INSTRUCTIONS FOR THE TASK:
Print word for word the first line of the listing below and every line after it, through the line with "800, 900, 1000];". Leave out the pictures and the rest.

SOURCE EXCERPT:
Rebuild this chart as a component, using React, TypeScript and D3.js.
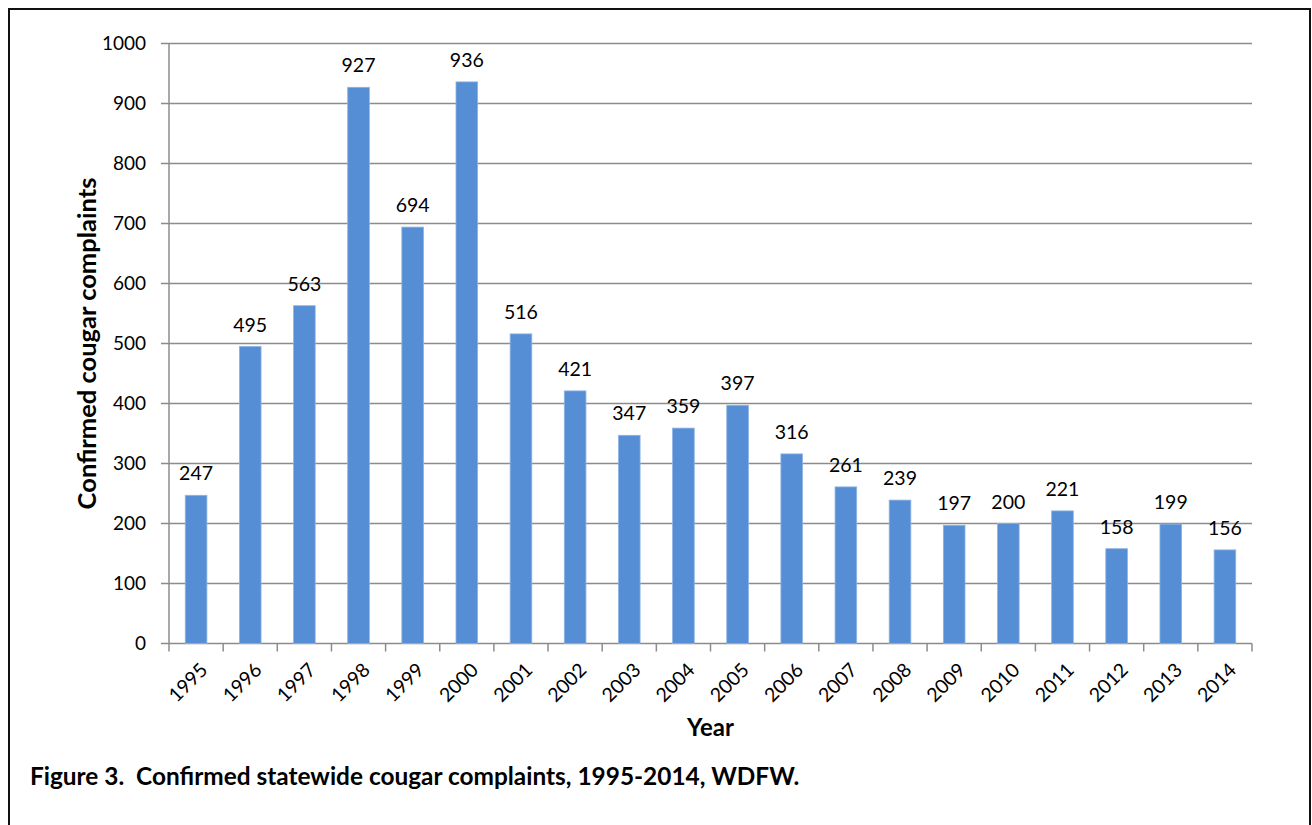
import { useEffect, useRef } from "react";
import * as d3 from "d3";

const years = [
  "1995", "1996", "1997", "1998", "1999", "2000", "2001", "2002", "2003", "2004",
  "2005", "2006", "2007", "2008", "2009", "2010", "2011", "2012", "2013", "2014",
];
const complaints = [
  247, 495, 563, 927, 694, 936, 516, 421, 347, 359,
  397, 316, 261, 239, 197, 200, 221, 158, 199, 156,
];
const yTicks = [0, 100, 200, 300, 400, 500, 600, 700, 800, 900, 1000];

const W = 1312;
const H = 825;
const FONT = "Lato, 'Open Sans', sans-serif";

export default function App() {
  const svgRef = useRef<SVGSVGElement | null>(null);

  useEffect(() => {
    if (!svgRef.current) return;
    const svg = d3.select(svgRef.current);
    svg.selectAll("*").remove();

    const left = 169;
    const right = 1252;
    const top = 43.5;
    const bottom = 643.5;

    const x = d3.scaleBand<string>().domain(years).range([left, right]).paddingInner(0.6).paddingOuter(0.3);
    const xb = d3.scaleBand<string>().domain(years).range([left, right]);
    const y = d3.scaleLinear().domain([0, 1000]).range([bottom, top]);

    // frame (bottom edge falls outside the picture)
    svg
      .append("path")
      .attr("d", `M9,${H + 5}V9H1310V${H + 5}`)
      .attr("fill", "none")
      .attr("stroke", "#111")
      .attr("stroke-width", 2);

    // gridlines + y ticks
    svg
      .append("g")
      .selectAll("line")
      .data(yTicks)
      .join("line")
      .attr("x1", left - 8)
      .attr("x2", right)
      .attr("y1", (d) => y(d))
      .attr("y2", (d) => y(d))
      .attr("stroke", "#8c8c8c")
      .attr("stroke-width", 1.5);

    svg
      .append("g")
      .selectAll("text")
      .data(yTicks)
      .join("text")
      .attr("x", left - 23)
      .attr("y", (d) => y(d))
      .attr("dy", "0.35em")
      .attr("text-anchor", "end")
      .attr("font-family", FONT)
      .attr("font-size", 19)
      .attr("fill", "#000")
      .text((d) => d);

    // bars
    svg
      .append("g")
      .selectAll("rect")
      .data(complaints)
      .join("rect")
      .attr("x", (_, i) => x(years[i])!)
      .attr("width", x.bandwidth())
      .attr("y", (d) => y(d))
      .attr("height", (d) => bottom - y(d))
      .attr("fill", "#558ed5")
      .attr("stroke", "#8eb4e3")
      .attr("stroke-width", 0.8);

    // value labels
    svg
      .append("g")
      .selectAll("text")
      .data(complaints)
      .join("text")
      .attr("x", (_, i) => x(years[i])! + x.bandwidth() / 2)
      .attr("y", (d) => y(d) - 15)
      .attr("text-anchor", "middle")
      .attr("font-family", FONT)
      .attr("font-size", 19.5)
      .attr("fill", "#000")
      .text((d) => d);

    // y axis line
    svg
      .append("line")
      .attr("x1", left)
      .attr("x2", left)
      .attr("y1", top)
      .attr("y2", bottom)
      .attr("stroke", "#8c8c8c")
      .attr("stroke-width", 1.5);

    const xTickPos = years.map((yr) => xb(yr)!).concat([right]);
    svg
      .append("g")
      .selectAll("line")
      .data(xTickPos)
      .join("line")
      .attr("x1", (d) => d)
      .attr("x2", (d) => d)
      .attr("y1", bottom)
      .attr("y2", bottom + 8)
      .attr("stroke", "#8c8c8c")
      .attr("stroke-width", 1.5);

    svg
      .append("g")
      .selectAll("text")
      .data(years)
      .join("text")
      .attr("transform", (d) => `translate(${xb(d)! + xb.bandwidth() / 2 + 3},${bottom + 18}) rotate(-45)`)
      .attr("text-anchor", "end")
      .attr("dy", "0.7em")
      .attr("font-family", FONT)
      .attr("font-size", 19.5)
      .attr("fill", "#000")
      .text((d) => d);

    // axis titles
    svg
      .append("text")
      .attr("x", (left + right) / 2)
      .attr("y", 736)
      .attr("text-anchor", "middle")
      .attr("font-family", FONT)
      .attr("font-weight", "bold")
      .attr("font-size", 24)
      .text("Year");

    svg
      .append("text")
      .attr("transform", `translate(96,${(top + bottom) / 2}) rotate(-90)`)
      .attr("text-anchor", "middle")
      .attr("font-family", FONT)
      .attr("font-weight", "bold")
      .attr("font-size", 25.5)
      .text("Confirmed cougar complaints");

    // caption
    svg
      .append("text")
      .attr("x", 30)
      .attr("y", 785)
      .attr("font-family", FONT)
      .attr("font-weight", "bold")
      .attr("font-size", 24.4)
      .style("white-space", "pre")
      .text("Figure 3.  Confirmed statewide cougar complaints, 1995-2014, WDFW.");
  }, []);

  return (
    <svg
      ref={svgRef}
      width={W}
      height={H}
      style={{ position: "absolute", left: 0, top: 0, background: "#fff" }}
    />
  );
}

RESULT OF THIS EXERCISE:
Rebuild this chart as a component, using React, TypeScript and D3.js.
import { useEffect, useRef } from "react";
import * as d3 from "d3";

const years = [
  "1995", "1996", "1997", "1998", "1999", "2000", "2001", "2002", "2003", "2004",
  "2005", "2006", "2007", "2008", "2009", "2010", "2011", "2012", "2013", "2014",
];
const complaints = [
  247, 495, 563, 927, 694, 936, 516, 421, 347, 359,
  397, 316, 261, 239, 197, 200, 221, 158, 199, 156,
];
const yTicks = [0, 100, 200, 300, 400, 500, 600, 700, 800, 900, 1000];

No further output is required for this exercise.